3. They have a system for everything.
If chaos rules over some part of your life (and with children in the house, how could it not?), step back and consider how you could streamline that portion of your daily routine. "It was worth it to take the time to set up a system," says Andre. When her twins started preschool last fall, mornings became a stressful blur of tracking down coats, hats, and shoes; afternoon arrivals meant piles of artwork and empty lunch boxes cluttering the foyer.
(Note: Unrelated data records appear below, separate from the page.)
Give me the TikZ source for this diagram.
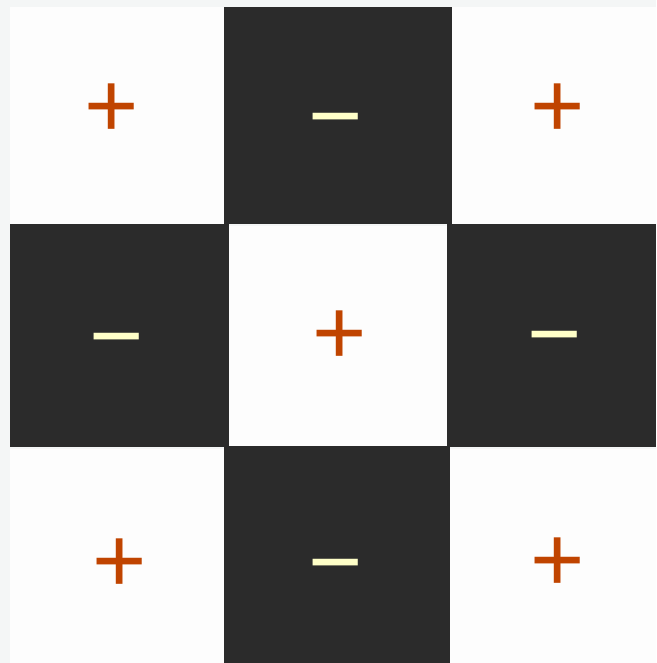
\documentclass[tikz,border=0pt]{standalone}
\usepackage{fontspec}
\setmainfont{Liberation Sans}
\definecolor{bgc}{HTML}{F4F6F6}
\definecolor{lightc}{HTML}{FDFDFD}
\definecolor{darkc}{HTML}{2B2B2B}
\definecolor{plusc}{HTML}{C04400}
\definecolor{minusc}{HTML}{FFFFC8}
\tikzset{
  lightcell/.style={fill=lightc},
  darkcell/.style={fill=darkc},
  plussign/.style={text=plusc,inner sep=0pt,font=\fontsize{93}{93}\selectfont},
  minussign/.style={text=minusc,inner sep=0pt,font=\fontsize{93}{93}\selectfont},
}
\begin{document}
\begin{tikzpicture}[x=1pt,y=-1pt]
\fill[bgc] (0,0) rectangle (656,663);
\useasboundingbox (0,0) rectangle (656,663);
% top row
\fill[lightcell] (10,7) rectangle (224,224);
\fill[darkcell] (224,7) rectangle (452,224);
\fill[lightcell] (452,7) rectangle (656,224);
% middle row
\fill[darkcell] (10,224) rectangle (229,447);
\fill[lightcell] (229,226) rectangle (447,446);
\fill[darkcell] (447,224) rectangle (656,447);
% bottom row
\fill[lightcell] (10,449) rectangle (224,663);
\fill[darkcell] (224,446) rectangle (450,663);
\fill[lightcell] (450,449) rectangle (656,663);
% signs
\node[plussign] (p1) at (112,111) {+};
\node[minussign] (m1) at (336,130) {−};
\node[plussign] (p2) at (558,111) {+};
\node[minussign] (m2) at (117,350) {−};
\node[plussign] (p3) at (340,338) {+};
\node[minussign] (m3) at (555,348) {−};
\node[plussign] (p4) at (120,566) {+};
\node[minussign] (m4) at (336,576) {−};
\node[plussign] (p5) at (558,565) {+};
\end{tikzpicture}
\end{document}
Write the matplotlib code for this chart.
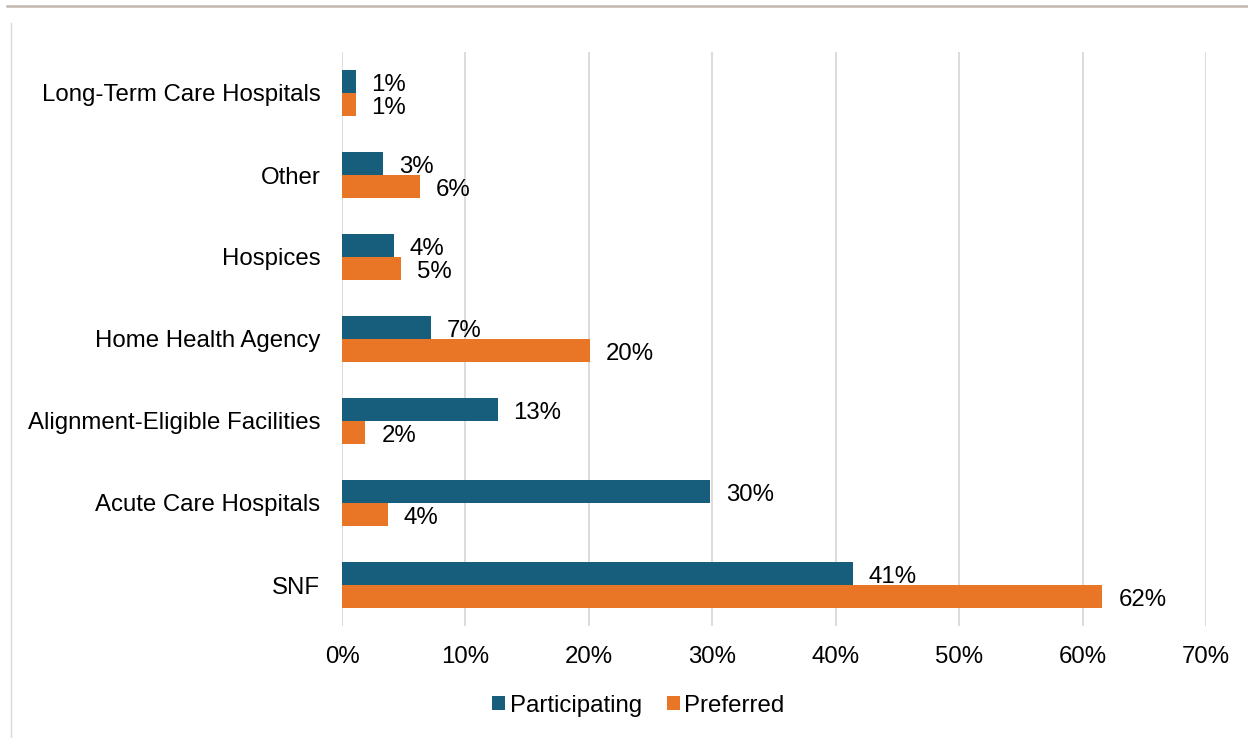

So she created a go-to area in her kitchen where her kids could drop off all school-related objects and clothing at the end of the day and easily find them again in the morning.
And when she found herself overwhelmed by the amount of clothing her boys were wearing, outgrowing, and waiting to grow into, she bought an extra dresser for the basement. "I divided it up, with one drawer for clothes they would wear eventually, one drawer for sentimental keepsakes, and two drawers of giveaways, where I also keep shopping bags." Whenever Andre visits friends with kids, she can immediately bag a hand-me-down or two and take it along.

As soon as Flo Trunk's kids reached the age at which they could prepare some of their own snacks, this Arlington Heights, Illinois, mom rearranged her pantry, putting food, cups, plates, napkins, and utensils on the lower shelves so they could reach everything themselves.

And speaking of food, almost every organized mom I talked to agreed that the best timesaving system for packing lunch is to do it the night before. "It's a house rule," says Trunk.